Great job on the cleanup.

I curious, what did you do to get it to look so new looking?
Wash
Rubbing then polishing compound?
0000 steelwool?

Wow! If I could get all my over the top patina'd bikes to look that nice.
And you did this all in 3 days?

Have you given it to your wife yet? Was it a surprize?
What was her reaction?


Here is mine Im looking for parts for. Hope mine comes oit as nice as yours.
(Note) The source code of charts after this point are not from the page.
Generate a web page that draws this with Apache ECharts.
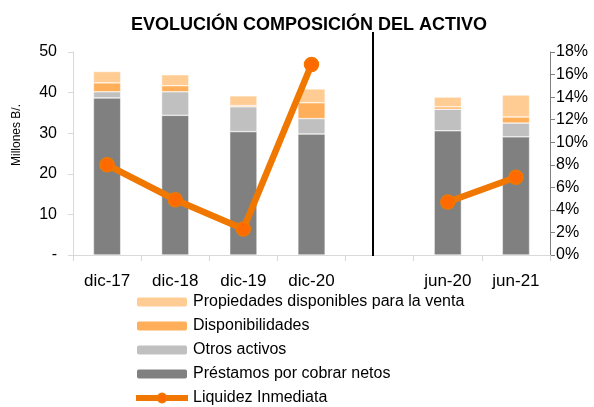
<!DOCTYPE html>
<html>
<head>
<meta charset="utf-8">
<script src="https://cdn.jsdelivr.net/npm/echarts@6/dist/echarts.min.js"></script>
<style>
  html, body { margin: 0; padding: 0; background: #fff; }
  #chart { width: 594px; height: 407px; }
</style>
</head>
<body>
<div id="chart"></div>
<script>
// datos (Millones B/. y %)
var categorias = ['dic-17', 'dic-18', 'dic-19', 'dic-20', '', 'jun-20', 'jun-21'];
var prestamos = [38.7, 34.4, 30.4, 29.8, null, 30.6, 29.1];
var otrosActivos = [1.5, 5.8, 6.1, 3.8, null, 5.3, 3.4];
var disponibilidades = [2.2, 1.5, 0.3, 3.9, null, 0.6, 1.5];
var propiedades = [2.8, 2.7, 2.4, 3.4, null, 2.4, 5.4];
var liquidez = [8.0, 4.9, 2.3, 16.9, null, 4.7, 6.9];

var fuente = 'Liberation Sans, Arial, sans-serif';

var myChart = echarts.init(document.getElementById('chart'));

var option = {
  animation: false,
  textStyle: { fontFamily: fuente },
  title: {
    text: 'EVOLUCIÓN COMPOSICIÓN DEL ACTIVO',
    left: 304,
    top: 11,
    textAlign: 'center',
    textStyle: { fontSize: 18, fontWeight: 'bold', color: '#000', fontFamily: fuente }
  },
  legend: {
    orient: 'vertical',
    left: 128,
    top: 289,
    height: 150,
    itemGap: 8,
    itemWidth: 52,
    itemHeight: 11,
    textStyle: { fontSize: 16, color: '#000', fontFamily: fuente },
    data: [
      'Propiedades disponibles para la venta',
      'Disponibilidades',
      'Otros activos',
      'Préstamos por cobrar netos',
      { name: 'Liquidez Inmediata', lineStyle: { width: 6 } }
    ]
  },
  grid: { left: 73, right: 44, top: 52, bottom: 152 },
  xAxis: {
    type: 'category',
    data: categorias,
    axisLine: { lineStyle: { color: '#d9d9d9' } },
    axisTick: { show: true, length: 6, lineStyle: { color: '#d9d9d9' } },
    axisLabel: { fontSize: 17, color: '#000', margin: 18 }
  },
  yAxis: [
    {
      type: 'value',
      min: 0,
      max: 50,
      interval: 10,
      axisLine: { show: true, lineStyle: { color: '#d9d9d9' } },
      axisTick: { show: true, length: 5, lineStyle: { color: '#d9d9d9' } },
      splitLine: { show: false },
      axisLabel: {
        fontSize: 16, color: '#000', margin: 16,
        formatter: function (v) { return v === 0 ? '-' : v; }
      }
    },
    {
      type: 'value',
      min: 0,
      max: 18,
      interval: 2,
      position: 'right',
      axisLine: { show: true, lineStyle: { color: '#808080' } },
      axisTick: { show: true, length: 5, lineStyle: { color: '#808080' } },
      splitLine: { show: false },
      axisLabel: { fontSize: 16, color: '#000', margin: 6, formatter: '{value}%' }
    }
  ],
  graphic: [
    // titulo del eje izquierdo
    {
      type: 'text',
      x: 17,
      y: 135,
      rotation: Math.PI / 2,
      style: {
        text: 'Millones B/.',
        fontSize: 12,
        fontFamily: fuente,
        fill: '#000',
        align: 'center',
        verticalAlign: 'middle'
      }
    },
    // linea divisoria entre anual y semestral
    {
      type: 'line',
      shape: { x1: 373, y1: 32, x2: 373, y2: 256 },
      style: { stroke: '#000', lineWidth: 2 },
      z: 10
    }
  ],
  series: [
    {
      name: 'Préstamos por cobrar netos',
      type: 'bar',
      stack: 'activo',
      barWidth: '40%',
      data: prestamos,
      itemStyle: { color: '#808080', borderColor: '#fff', borderWidth: 0.5 }
    },
    {
      name: 'Otros activos',
      type: 'bar',
      stack: 'activo',
      data: otrosActivos,
      itemStyle: { color: '#c0c0c0', borderColor: '#fff', borderWidth: 0.5 }
    },
    {
      name: 'Disponibilidades',
      type: 'bar',
      stack: 'activo',
      data: disponibilidades,
      itemStyle: { color: '#ffaf5a', borderColor: '#fff', borderWidth: 0.5 }
    },
    {
      name: 'Propiedades disponibles para la venta',
      type: 'bar',
      stack: 'activo',
      data: propiedades,
      itemStyle: { color: '#ffcc94', borderColor: '#fff', borderWidth: 0.5 }
    },
    {
      name: 'Liquidez Inmediata',
      type: 'line',
      yAxisIndex: 1,
      data: liquidez,
      connectNulls: false,
      symbol: 'circle',
      symbolSize: 14,
      lineStyle: { color: '#f07800', width: 6.5 },
      itemStyle: { color: '#ff6a00', borderColor: '#f07800', borderWidth: 1.5 },
      z: 5
    }
  ]
};

myChart.setOption(option, true);
</script>
</body>
</html>
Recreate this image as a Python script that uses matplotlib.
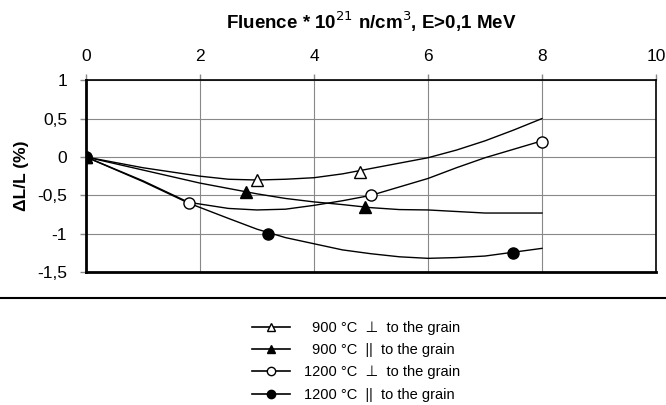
#!/usr/bin/env python3
"""
Dimensional change vs fluence - recreated chart
"""

import matplotlib
matplotlib.use('Agg')
import matplotlib.pyplot as plt
from matplotlib.lines import Line2D

plt.rcParams['font.family'] = ['Liberation Sans', 'DejaVu Sans']

# measured points
x_900_perp = [0, 3.0, 4.8]
y_900_perp = [0, -0.3, -0.2]
x_900_par = [0, 2.8, 4.9]
y_900_par = [0, -0.45, -0.65]
x_1200_perp = [0, 1.8, 5.0, 8.0]
y_1200_perp = [0, -0.6, -0.5, 0.2]
x_1200_par = [0, 3.2, 7.5]
y_1200_par = [0, -1.0, -1.25]

# trend curves
curve_x = [0, 1, 2, 2.5, 3, 3.5, 4, 4.5, 5, 5.5, 6, 6.5, 7, 7.5, 8]
curve_900_perp = [0, -0.14, -0.25, -0.29, -0.30, -0.29, -0.27, -0.22, -0.15,
                  -0.08, -0.01, 0.09, 0.21, 0.35, 0.50]
curve_900_par = [0, -0.17, -0.34, -0.41, -0.48, -0.54, -0.585, -0.62, -0.66,
                 -0.685, -0.69, -0.71, -0.73, -0.73, -0.73]
curve_1200_x = [0, 1, 1.8, 2.5, 3, 3.5, 4, 4.5, 5, 5.5, 6, 6.5, 7, 7.5, 8]
curve_1200_perp = [0, -0.31, -0.59, -0.67, -0.69, -0.68, -0.63, -0.57, -0.50,
                   -0.39, -0.28, -0.14, -0.01, 0.10, 0.21]
curve_1200_par = [0, -0.32, -0.60, -0.80, -0.94, -1.05, -1.13, -1.21, -1.26,
                  -1.30, -1.32, -1.31, -1.29, -1.24, -1.19]

labels = ['\u2007900 \u00b0C  \u22a5  to the grain',
          '\u2007900 \u00b0C  ||  to the grain',
          '1200 \u00b0C  \u22a5  to the grain',
          '1200 \u00b0C  ||  to the grain']

fig = plt.figure(figsize=(6.66, 4.05), dpi=100)
ax = fig.add_axes([0.129, 0.328, 0.856, 0.474])

lw = 1.0
ax.plot(curve_x, curve_900_perp, color='black', lw=lw)
ax.plot(curve_x, curve_900_par, color='black', lw=lw)
ax.plot(curve_1200_x, curve_1200_perp, color='black', lw=lw)
ax.plot(curve_1200_x, curve_1200_par, color='black', lw=lw)

ms = 8
ax.plot(x_900_perp, y_900_perp, ls='none', marker='^', ms=ms, mfc='white', mec='black', mew=1, zorder=5)
ax.plot(x_900_par, y_900_par, ls='none', marker='^', ms=ms, mfc='black', mec='black', mew=1, zorder=5)
ax.plot(x_1200_perp, y_1200_perp, ls='none', marker='o', ms=ms, mfc='white', mec='black', mew=1, zorder=5)
ax.plot(x_1200_par, y_1200_par, ls='none', marker='o', ms=ms, mfc='black', mec='black', mew=1, zorder=6)

ax.set_xlim(0, 10)
ax.set_ylim(-1.5, 1)
ax.set_xticks([0, 2, 4, 6, 8, 10])
ax.set_yticks([1, 0.5, 0, -0.5, -1, -1.5])
ax.set_yticklabels(['1', '0,5', '0', '-0,5', '-1', '-1,5'])
ax.xaxis.tick_top()
ax.xaxis.set_label_position('top')
ax.tick_params(axis='both', labelsize=12.5, length=4, color='#888888', width=1)
ax.tick_params(axis='x', pad=8)
ax.tick_params(axis='y', pad=9.5)
ax.grid(True, color='#888888', lw=0.8)
ax.set_axisbelow(True)

for side in ['left', 'bottom']:
    ax.spines[side].set_linewidth(2)
for side in ['top', 'right']:
    ax.spines[side].set_linewidth(1.2)

ax.set_xlabel('Fluence * 10$^{21}$ n/cm$^{3}$, E>0,1 MeV', fontsize=13.5, fontweight='bold', labelpad=14)
ax.set_ylabel('\u0394L/L (%)', fontsize=12.5, fontweight='bold', labelpad=6)

# separator line across the figure
fig.add_artist(Line2D([0, 1], [1 - 298 / 405, 1 - 298 / 405], color='black', lw=1.5,
                      transform=fig.transFigure))

handles = [
    Line2D([], [], color='black', lw=1.2, marker='^', ms=6, mfc='white', mec='black'),
    Line2D([], [], color='black', lw=1.2, marker='^', ms=6, mfc='black', mec='black'),
    Line2D([], [], color='black', lw=1.2, marker='o', ms=6, mfc='white', mec='black'),
    Line2D([], [], color='black', lw=1.2, marker='o', ms=6, mfc='black', mec='black'),
]
fig.legend(handles, labels, loc='center', bbox_to_anchor=(0.535, 0.108), frameon=False,
           fontsize=10.5, handlelength=2.6, labelspacing=0.57, handletextpad=1.0)

fig.savefig('out.png', dpi=100)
Sent from my DROID RAZR using Tapatalk 2


----------



## Tim the Skid (May 17, 2013)

*Thanks for the nice comments*

Thanks for the feedback guys. I corrected the thread title, the bike is actually a '51 (typing error.)
JD, Buy that chrome tank, you can mask it off and spray the lower half green and you'll have a correct tank. to answer your questions:
I disassembled everything to bare frame. Then washed with warm water and mild soap. Freshened the paint with 3M polishing compound (part#39002) using microfiber cloths, and followed with a nice wax.
On the chrome, CLR and water 50/50 and a brass brush, followed by 0000 steel wool and Mother's chrome polish and a LOT of rubbin'!
The tires were some NOS Typhoon Cords I have been saving for the right bike.
New crankset bearings, greased and lubed everything.
I finished it in 3 days and 2 nights because I am laid off from work right now, and become obsessed when working on something new.  
Yes, my wife loves it, we went for a nice 4-5 mile ride last night and she said it was the smoothest bike she's ridden.   Tim


----------



## Wayne Adam (May 17, 2013)

*Great job Tim!*

Hey Tim,
    That came out great!. You surely don't need mine now, yours looks better.............Wayne


----------



## HARPO (May 17, 2013)

Tim the Skid said:


> A couple weeks ago,this bike was offered for sale here and I was able to purchase it for my wife's birthday. here's the link:    http://thecabe.com/vbulletin/showthread.php?41172-1951-Schwinn-Panther
> 
> I received it on monday and after blowing it apart, started rubbin' and scrubbin. The OG paint is real nice as are the decals. The chrome is a little sketchy, but it has some nice parts. Locking springer with OG Schwinn key, Phantom brakelight with switch, working horn and Rocket Ray headlight. My wife is very happy.   Tim
> 
> ...




Your wife is really lucky! You did a kick-ass job on the detailing, and it was worth every drop of sweat. BEAUTIFUL job. LOVE the before and after shots!!!


----------



## Rustafari (May 17, 2013)

Wow! Super nice job on the clean up.  That's a great looking bike.  Nice colors too!


----------